LA FOI



Les croyances antiques, que le populaire a conservées jusqu'à nos jours, sont vraies qui affirment l'existence de génies et d'esprits dans les éléments, dans les objets et dans les formes minérales ou végétales. Tout, en effet, possède, dans l'invisible, non seulement son aura électrique, non seulement son double magnétique, mais aussi son type spirituel, son âme, douée d'intelligence, de sensibilité, de libre arbitre.

L'alchimiste, par exemple, agissant sur le minéral, atteint l'aura; le magnétiseur atteint le double; le magicien ordonne à l'esprit de la créature, soit par la force, soit par la ruse scientifique. L'homme libre seul commande légitimement.

La montagne, le rocher, le champ, -- l'état, la province, le hameau, -- la source, le ruisseau, le fleuve, -- l'herbe, la graine, la forêt, -- le golfe, l'océan, le lac, -- la maison, la chambre, le meuble, -- l'outil, le livre, la lettre : tout est le corps physique d'un être invisible. Les polythéismes sont la reconnaissance de ces agents et de leur pouvoir, et la recherche des moyens propres à les capter ou à les concilier.


Théoriquement, le sacerdoce polythéiste doit donc acquérir une science très complexe et une force animique inébranlable. Pratiquement, il travaille au petit bonheur de son savoir fragmentaire et de sa volonté fragile.

Calmer une tempête peut se faire de plusieurs façons Il y a les moyens physiques, comme l'huile et les coups de canon. Il y a les moyens fluidiques : étant donnée la connaissance des courants électro-telluriques, discerner les pôles du tourbillon perturbateur et les annuler en leur en opposant d'autres artificiels, de sens contraire. Il y a les moyens idolâtriques, si l'on peut dire : le matelot fait une promesse ou une menace à son dieu, à un saint, à un sanctuaire de son pays. Le magicien détermine le genre de démons fauteurs du trouble météorologique et les envoie combattre par d'autres agents; ainsi fait-on sur les côtes barbaresques et dans les mers de Chine. Il y a aussi la prière pure et simple, à Dieu ou à la Vierge. Et, enfin, il y a le procédé du Christ, le commandement sans effort, possible aux seuls hommes libres.

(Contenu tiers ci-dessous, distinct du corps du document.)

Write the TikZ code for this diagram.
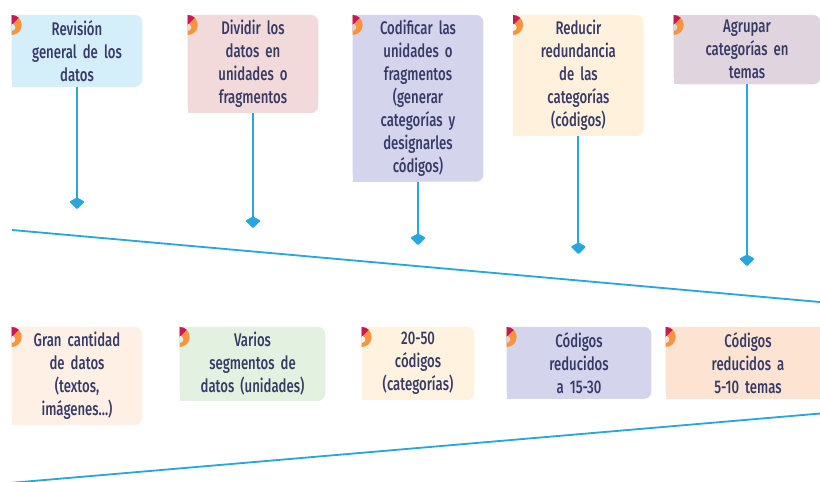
\documentclass[tikz,border=0pt]{standalone}
\usepackage{fontspec}
\setmainfont[FakeStretch=0.72, UprightFont=* Medium]{Fira Sans}
\usepackage{tikz}
\usetikzlibrary{arrows.meta}
\usetikzlibrary{backgrounds}

\definecolor{tinta}{HTML}{363A66}
\definecolor{linea}{HTML}{2AA6DE}
\definecolor{magenta}{HTML}{C8185A}
\definecolor{naranja}{HTML}{F7943C}
\definecolor{celeste}{HTML}{D4EEFA}
\definecolor{rosa}{HTML}{F2D9DA}
\definecolor{lila}{HTML}{D4D4EC}
\definecolor{crema}{HTML}{FFF1DC}
\definecolor{malva}{HTML}{E0D4DE}
\definecolor{durazno}{HTML}{FFF0E6}
\definecolor{verde}{HTML}{E3F1E1}
\definecolor{arena}{HTML}{FFF3DF}
\definecolor{salmon}{HTML}{FDE3D1}

\tikzset{
  paso/.style={anchor=north, align=center, inner xsep=0pt, inner ysep=3.6pt,
    text=tinta, font=\fontsize{13}{16.3}\selectfont},
  flecha/.style={draw=linea, line width=1.4pt,
    -{Kite[length=8.5pt,width=11pt,inset=3pt,round]}},
  eje/.style={draw=linea, line width=1.3pt},
}

\begin{document}
\begin{tikzpicture}
    \useasboundingbox (0,0) rectangle (20.5,12.05);
    \clip (0,0) rectangle (20.5,12.05);

    % pasos
    \node[paso, text width=3.25cm] (t1) at (1.925, 11.675) {Revisión\\general de los\\datos};
    \node[paso, text width=3.25cm] (t2) at (6.325, 11.675) {Dividir los\\datos en\\unidades o\\fragmentos};
    \node[paso, text width=3.25cm] (t3) at (10.45, 11.675) {Codificar las\\unidades o\\fragmentos\\(generar\\categorías y\\designarles\\códigos)};
    \node[paso, text width=3.25cm] (t4) at (14.46, 11.675) {Reducir\\redundancia\\de las\\categorías\\(códigos)};
    \node[paso, text width=3.65cm] (t5) at (18.675, 11.675) {Agrupar\\categorías en\\temas};

    % resultados
    \node[paso, text width=3.25cm]  (b1) at (1.925, 3.875)  {Gran cantidad\\de datos\\(textos,\\imágenes...)};
    \node[paso, text width=3.625cm] (b2) at (6.3125, 3.875) {Varios\\segmentos de\\datos (unidades)};
    \node[paso, text width=2.8cm]   (b3) at (10.45, 3.875)  {20-50\\códigos\\(categorías)};
    \node[paso, text width=3.6cm]   (b4) at (14.475, 3.875) {Códigos\\reducidos\\a 15-30};
    \node[paso, text width=4.1cm]   (b5) at (18.7, 3.875)   {Códigos\\reducidos a\\5-10 temas};

    \begin{scope}[on background layer]
      \clip (0,0) rectangle (20.5,12.05);
      \foreach \n/\c in {t1/celeste, t2/rosa, t3/lila, t4/crema, t5/malva,
                         b1/durazno, b2/verde, b3/arena, b4/lila, b5/salmon} {
        \fill[\c, rounded corners=5pt] (\n.north west) rectangle (\n.south east);
        \fill[\c] (\n.north west) rectangle (\n.south);
        \begin{scope}[shift={(\n.north west)}]
          \fill[naranja] (0,-0.5) arc[start angle=-90, end angle=90, radius=0.25] -- cycle;
          \fill[magenta] (0,-0.25) -- (0,0) arc[start angle=90, end angle=45, radius=0.25] -- cycle;
          \fill[\c] (0,-0.4) arc[start angle=-90, end angle=90, radius=0.09] -- cycle;
        \end{scope}
      }
    \end{scope}

    % ejes
    \coordinate (u0) at (0.3, 6.3);
    \coordinate (u1) at (20.6, 4.49);
    \coordinate (v0) at (0.3, -0.02);
    \coordinate (v1) at (20.6, 1.72);
    \draw[eje] (u0) -- (u1);
    \draw[eje] (v0) -- (v1);

    \coordinate (e1) at (1.925, 6.825);
    \coordinate (e2) at (6.325, 6.35);
    \coordinate (e3) at (10.45, 5.925);
    \coordinate (e4) at (14.46, 5.7);
    \coordinate (e5) at (18.675, 5.4);
    \foreach \i in {1,...,5}
      \draw[flecha] (t\i.south) -- (e\i);

\end{tikzpicture}
\end{document}
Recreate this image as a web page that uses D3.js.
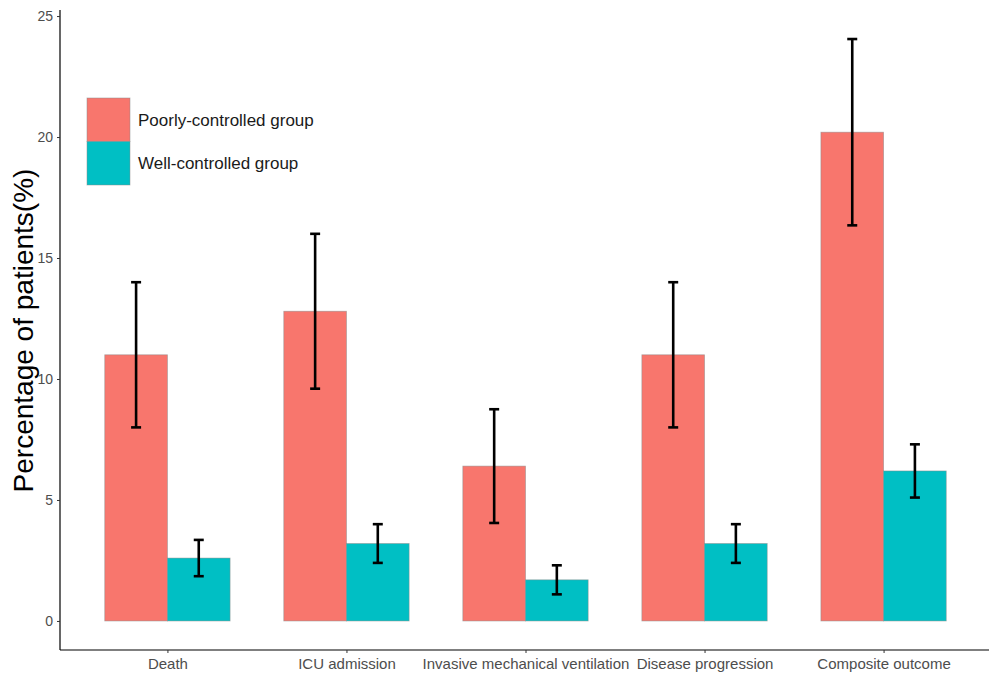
<!DOCTYPE html>
<html>
<head>
<meta charset="utf-8">
<script src="https://cdn.jsdelivr.net/npm/d3@7"></script>
<style>
  html, body { margin: 0; padding: 0; background: #fff; }
  svg { display: block; font-family: "Liberation Sans", Arial, sans-serif; }
</style>
</head>
<body>
<svg id="chart" width="989" height="677"></svg>
<script>
// Outcome categories along the x axis
const categories = ["Death", "ICU admission", "Invasive mechanical ventilation", "Disease progression", "Composite outcome"];
const groups = ["Poorly-controlled group", "Well-controlled group"];
const groupColors = ["#F8766D", "#00BFC4"];

// Percentages with lower/upper error bounds, one array per group
const poorlyValues = [11.0, 12.8, 6.4, 11.0, 20.2];
const poorlyLower  = [8.0, 9.6, 4.05, 8.0, 16.35];
const poorlyUpper  = [14.0, 16.0, 8.75, 14.0, 24.05];
const wellValues   = [2.6, 3.2, 1.7, 3.2, 6.2];
const wellLower    = [1.85, 2.4, 1.1, 2.4, 5.1];
const wellUpper    = [3.35, 4.0, 2.3, 4.0, 7.3];

const yTicks = [0, 5, 10, 15, 20, 25];

const svg = d3.select("#chart");
const plotLeft = 60, plotRight = 991, plotTop = 10, plotBottom = 650;

// ggplot-style discrete expansion: 0.6 of a step on each side
const step = (plotRight - plotLeft) / (categories.length - 1 + 1.2);
const x = d3.scalePoint().domain(categories)
  .range([plotLeft + 0.6 * step, plotRight - 0.6 * step]);
const barW = step * 0.7 / 2;

const y = d3.scaleLinear().domain([-1.2, 25.25]).range([plotBottom, plotTop]);

const rows = [];
categories.forEach((c, i) => {
  rows.push({ cat: c, g: 0, v: poorlyValues[i], lo: poorlyLower[i], hi: poorlyUpper[i] });
  rows.push({ cat: c, g: 1, v: wellValues[i], lo: wellLower[i], hi: wellUpper[i] });
});
const barX = d => x(d.cat) + (d.g === 0 ? -barW : 0);

// Bars
svg.append("g").selectAll("rect").data(rows).join("rect")
  .attr("x", barX)
  .attr("y", d => y(d.v))
  .attr("width", barW)
  .attr("height", d => y(0) - y(d.v))
  .attr("fill", d => groupColors[d.g])
  .attr("stroke", "#8a8a8a")
  .attr("stroke-opacity", 0.6)
  .attr("stroke-width", 0.8);

// Error bars
const eb = svg.append("g").attr("stroke", "#000").attr("stroke-width", 2.6).attr("fill", "none");
rows.forEach(d => {
  const cx = barX(d) + barW / 2;
  eb.append("line").attr("x1", cx).attr("x2", cx).attr("y1", y(d.lo)).attr("y2", y(d.hi));
  eb.append("line").attr("x1", cx - 5).attr("x2", cx + 5).attr("y1", y(d.lo)).attr("y2", y(d.lo));
  eb.append("line").attr("x1", cx - 5).attr("x2", cx + 5).attr("y1", y(d.hi)).attr("y2", y(d.hi));
});

// Y axis
const yAxis = svg.append("g").attr("transform", `translate(${plotLeft},0)`)
  .call(d3.axisLeft(y).tickValues(yTicks).tickSize(3).tickPadding(4));
yAxis.select(".domain").attr("d", `M0,${plotTop}V${plotBottom}`).attr("stroke", "#000").attr("stroke-width", 1.2);
yAxis.selectAll(".tick line").attr("stroke", "#333");
yAxis.selectAll(".tick text").attr("fill", "#4d4d4d").style("font-size", "14px");

// X axis
const xAxis = svg.append("g").attr("transform", `translate(0,${plotBottom})`)
  .call(d3.axisBottom(x).tickSize(3).tickPadding(5));
xAxis.select(".domain").attr("d", `M${plotLeft},0H${plotRight}`).attr("stroke", "#000").attr("stroke-width", 1.2);
xAxis.selectAll(".tick line").attr("stroke", "#333");
xAxis.selectAll(".tick text").attr("fill", "#4d4d4d").style("font-size", "15px");

// Y axis title
svg.append("text")
  .attr("transform", `translate(33,${(y(0) + y(25)) / 2 + 12}) rotate(-90)`)
  .attr("text-anchor", "middle")
  .style("font-size", "28px")
  .attr("fill", "#000")
  .text("Percentage of patients(%)");

// Legend
const lg = svg.append("g").attr("transform", "translate(87,98)");
groups.forEach((g, i) => {
  lg.append("rect").attr("x", 0).attr("y", i * 43.5).attr("width", 43).attr("height", 43.5)
    .attr("fill", groupColors[i]).attr("stroke", "#8a8a8a").attr("stroke-opacity", 0.6).attr("stroke-width", 0.8);
  lg.append("text").attr("x", 51).attr("y", i * 43.5 + 22).attr("dy", "0.35em")
    .style("font-size", "17px").attr("fill", "#1a1a1a").text(g);
});
</script>
</body>
</html>
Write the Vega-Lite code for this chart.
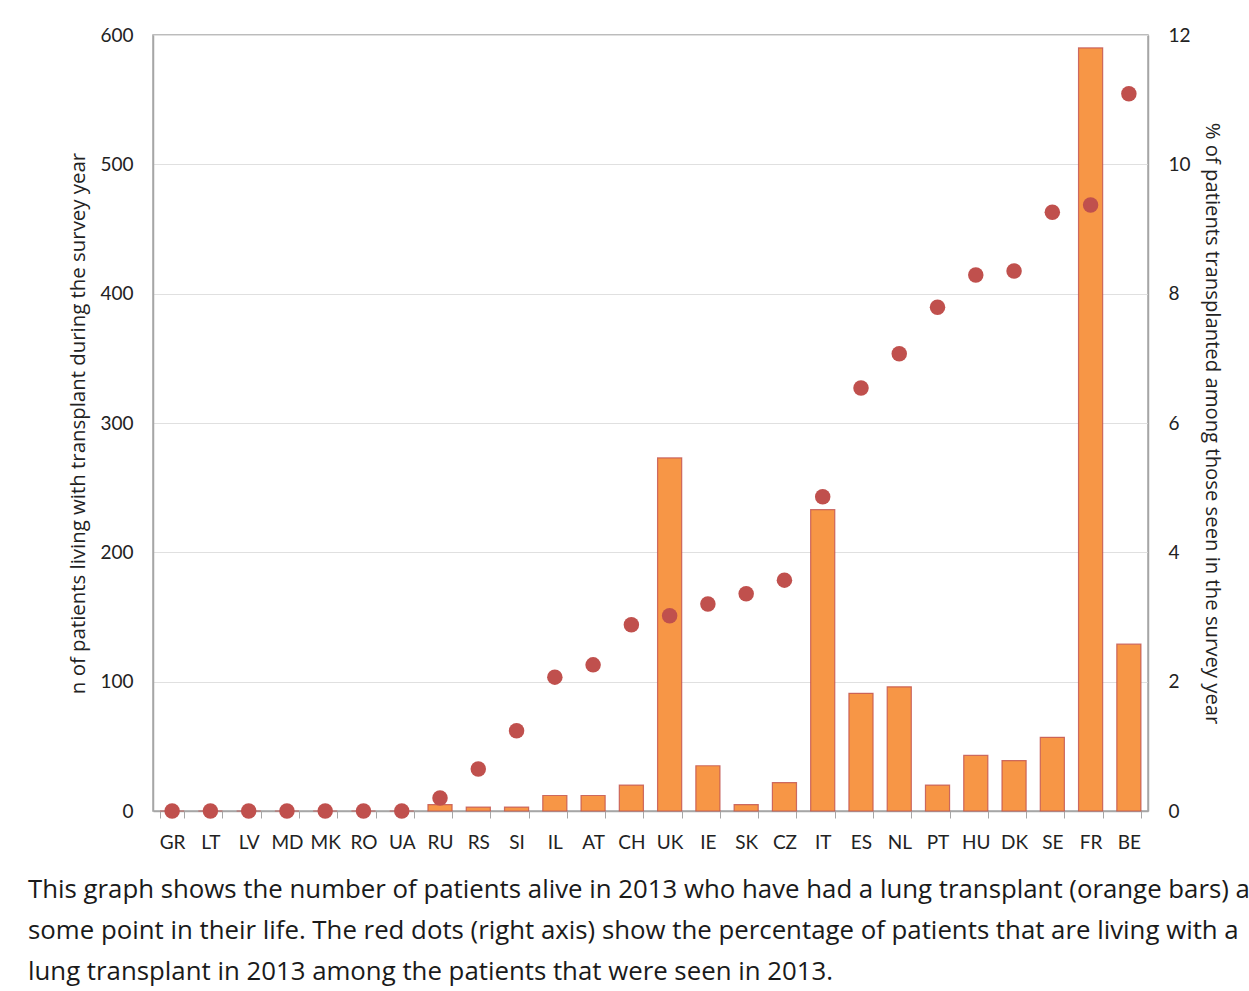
{
  "$schema": "https://vega.github.io/schema/vega-lite/v6.json",
  "autosize": {"type": "none"},
  "width": 995,
  "height": 776,
  "padding": {"left": 153, "top": 35, "right": 101, "bottom": 180},
  "background": "white",
  "config": {
    "font": "Lato",
    "view": {"stroke": "#a6a6a6", "strokeWidth": 1.5},
    "axis": {"labelFont": "Lato", "titleFont": "Open Sans", "labelColor": "#222", "titleColor": "#222", "titleFontWeight": "normal"}
  },
  "title": {
    "text": [
      "This graph shows the number of patients alive in 2013 who have had a lung transplant (orange bars) at",
      "some point in their life. The red dots (right axis) show the percentage of patients that are living with a",
      "lung transplant in 2013 among the patients that were seen in 2013."
    ],
    "orient": "bottom",
    "anchor": "start",
    "frame": "group",
    "dx": -125,
    "offset": 26,
    "font": "Open Sans",
    "fontSize": 25.8,
    "fontWeight": "normal",
    "color": "#1a1a1a",
    "lineHeight": 41
  },
  "data": {
    "values": [
      {"country": "GR", "n": 0, "pct": 0},
      {"country": "LT", "n": 0, "pct": 0},
      {"country": "LV", "n": 0, "pct": 0},
      {"country": "MD", "n": 0, "pct": 0},
      {"country": "MK", "n": 0, "pct": 0},
      {"country": "RO", "n": 0, "pct": 0},
      {"country": "UA", "n": 0, "pct": 0},
      {"country": "RU", "n": 5, "pct": 0.2},
      {"country": "RS", "n": 3, "pct": 0.65},
      {"country": "SI", "n": 3, "pct": 1.24},
      {"country": "IL", "n": 12, "pct": 2.07},
      {"country": "AT", "n": 12, "pct": 2.26},
      {"country": "CH", "n": 20, "pct": 2.88},
      {"country": "UK", "n": 273, "pct": 3.02},
      {"country": "IE", "n": 35, "pct": 3.2},
      {"country": "SK", "n": 5, "pct": 3.36},
      {"country": "CZ", "n": 22, "pct": 3.57},
      {"country": "IT", "n": 233, "pct": 4.86},
      {"country": "ES", "n": 91, "pct": 6.54},
      {"country": "NL", "n": 96, "pct": 7.07},
      {"country": "PT", "n": 20, "pct": 7.79},
      {"country": "HU", "n": 43, "pct": 8.29},
      {"country": "DK", "n": 39, "pct": 8.35},
      {"country": "SE", "n": 57, "pct": 9.26},
      {"country": "FR", "n": 590, "pct": 9.37},
      {"country": "BE", "n": 129, "pct": 11.09}
    ]
  },
  "encoding": {
    "x": {
      "field": "country",
      "type": "nominal",
      "sort": null,
      "scale": {"paddingInner": 0.37, "paddingOuter": 0.185},
      "axis": {
        "title": null,
        "labelAngle": 0,
        "labelFontSize": 19,
        "labelPadding": 15,
        "tickBand": "extent",
        "tickSize": 7,
        "tickColor": "#a6a6a6",
        "domainColor": "#a6a6a6",
        "domainWidth": 1.5,
        "grid": false
      }
    }
  },
  "layer": [
    {
      "mark": {"type": "bar", "color": "#F79646", "stroke": "#C0504D", "strokeWidth": 1.2, "strokeOpacity": 0.8},
      "encoding": {
        "y": {
          "field": "n",
          "type": "quantitative",
          "scale": {"domain": [0, 600]},
          "axis": {
            "title": "n of patients living with transplant during the survey year",
            "titleFontSize": 20.4,
            "titlePadding": 11,
            "labelFontSize": 19,
            "labelPadding": 20,
            "ticks": false,
            "tickCount": 6,
            "domainColor": "#a6a6a6",
            "domainWidth": 1.5,
            "gridColor": "#e0e0e0",
            "gridWidth": 1.2
          }
        }
      }
    },
    {
      "mark": {"type": "circle", "color": "#C0504D", "opacity": 1, "size": 240},
      "encoding": {
        "y": {
          "field": "pct",
          "type": "quantitative",
          "scale": {"domain": [0, 12]},
          "axis": {
            "orient": "right",
            "title": "% of patients transplanted among those seen in the survey year",
            "titleFontSize": 20.3,
            "titlePadding": 11,
            "labelFontSize": 19,
            "labelPadding": 20,
            "ticks": false,
            "tickCount": 6,
            "grid": false,
            "domainColor": "#a6a6a6",
            "domainWidth": 1.5
          }
        }
      }
    }
  ],
  "resolve": {"scale": {"y": "independent"}}
}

C'est vers cette dernière attitude que nous autres, Ses disciples, devons tendre. Pour cela, une seule méthode est à suivre : la culture de la foi. " La peur et le doute existent, dit Zhora, afin que nous ne nous enorgueillissions point ". Mais on peut surmonter la crainte par fierté ou par humilité. Il faut mettre sa confiance en Dieu. Rien ne nous arrive que par Sa permission; et puis, nous sommes tous frères; l'altruisme veut donc que nous soyons heureux si l'épreuve vient sur nous plutôt que sur notre camarade.

Mais un tel abandon est difficile; l'infusoire lui-même craint pour son existence éphémère. Quant à nous, toute notre vie n'est qu'une succession de craintes injustifiées. C'est là contre qu'il faut réagir. Nous avons en nous le germe de la foi; pour qu'il grandisse, comprenons d'abord la toute-puissance divine; en second lieu, dépensons-nous tout entiers dans chaque effort; en troisième lieu, sachons que, même quand nous semblons avoir fait tout le possible, il nous reste encore une suprême tentative à essayer.

La foi est une substance qui n'existe que dans le Ciel; son mode biologique est surnaturel; l'intelligence, la force musculaire ou magnétique, le raisonnement ne lui sont rien; la passion et la volonté seules, parmi les puissances de l'esprit humain, ont avec elle quelques points de contact. Elle est ignorante, illogique, sans mesure; c'est l'éclair dans la nuit noire : c'est la vie là où il n'y avait rien; c'est l'impossible s'incarnant à notre demande.


Mais le Christ ne commande pas qu'aux tempêtes de nos mers. Dans tout être il y a une fonction hydrologique; chez l'homme, c'est le système circulatoire; dans la société, c'est le commerce; dans l'Église, c'est l'édification de la doctrine. En physiologie, le Christ est le coeur; dans la société actuelle, Sa place est prise par Mammon; dans l'Église, Il est la Messe. Dans les sciences mathématiques, Il S'appelle le nombre; dans la nature physique, les brahmanes Le nomment le soleil noir; en philosophie, Il est le vrai; en art, Il est l'expression. Les tempêtes qu'Il apaise sont, dans chacun de ces mondes, l'indéfini, la maladie, l'erreur, l'insignifiance.

Et partout, pour tout, en tout, c'est la Foi que l'homme peut seule employer pour rétablir l'harmonie.